A lei é compulsória para o empregador, que recebeu a incumbência/dever jurídico de afastar sua empregada gestante do trabalho presencial. Ainda que esta prefira ou tenha mais interesse em permanecer prestando serviços na empresa, não poderá dispor deste direito (princípio da indisponibilidade/irrenunciabilidade de direitos trabalhistas), pois o legislador impôs uma obrigação e não uma opção. A disposição legal preconiza “a empregada gestante deverá permanecer afastada das atividades de trabalho”, caso fosse opcional, o legislador teria empregado o “poderá” ao invés do “deverá”.

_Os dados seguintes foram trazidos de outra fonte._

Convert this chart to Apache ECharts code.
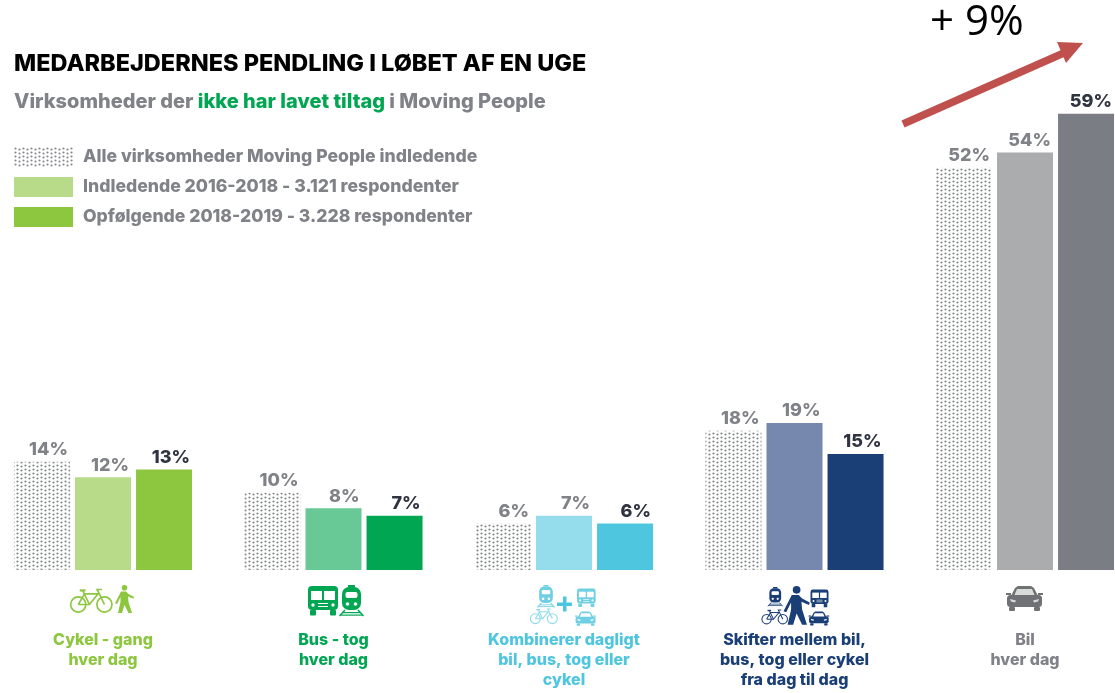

A legislação não faz distinção de tipo de empregada, sendo perfeitamente aplicável às empregadas domésticas e rurais que estejam gestantes, como também se aplica às empregadas avulsas por força de disposição constitucional. A norma também incide sobre as empregadas públicas. A lei, contudo, não se aplica às gestantes estatutárias, pois para elas o regime jurídico demanda uma lei específica.

A forma/tipo de contratação não interfere neste direito, seja o contrato indeterminado, determinado, experiência ou avulso, ainda assim, a gestante empregada tem direito ao afastamento. Por razoável, a discussão se este direito permanece até o contrato a termo findar ou se o prorroga artificialmente mistura-se com o direito à estabilidade gestante e segue as mesmas diretrizes.

As consequências de descumprir a norma são de três naturezas: 1) receber uma penalidade administrativa decorrente da fiscalização do trabalho; 2) o Ministério Público do Trabalho abrir procedimento e depois ingressar judicialmente buscando impor o cumprimento legal e a fixação de dano moral coletivo; 3) a própria empregada gestante ajuizar uma ação para garantir o direito ao afastamento ou diante do descumprimento, da situação concreta, inclusive pedir reparação de dano moral, conduta discriminatória, e rescisão indireta com pagamento do período estabilitário.

O cenário de descumprimento deliberado da norma posta, então, descortina-se como de alto risco e de passivo cuja mensuração é casuística e sem precedentes judiciais. Isto, sem abordar a questão social de manter uma empregada gestante exposta a uma doença cujas consequências gestacionais ainda são desconhecidas. O valor indenizatório pode ser vultoso.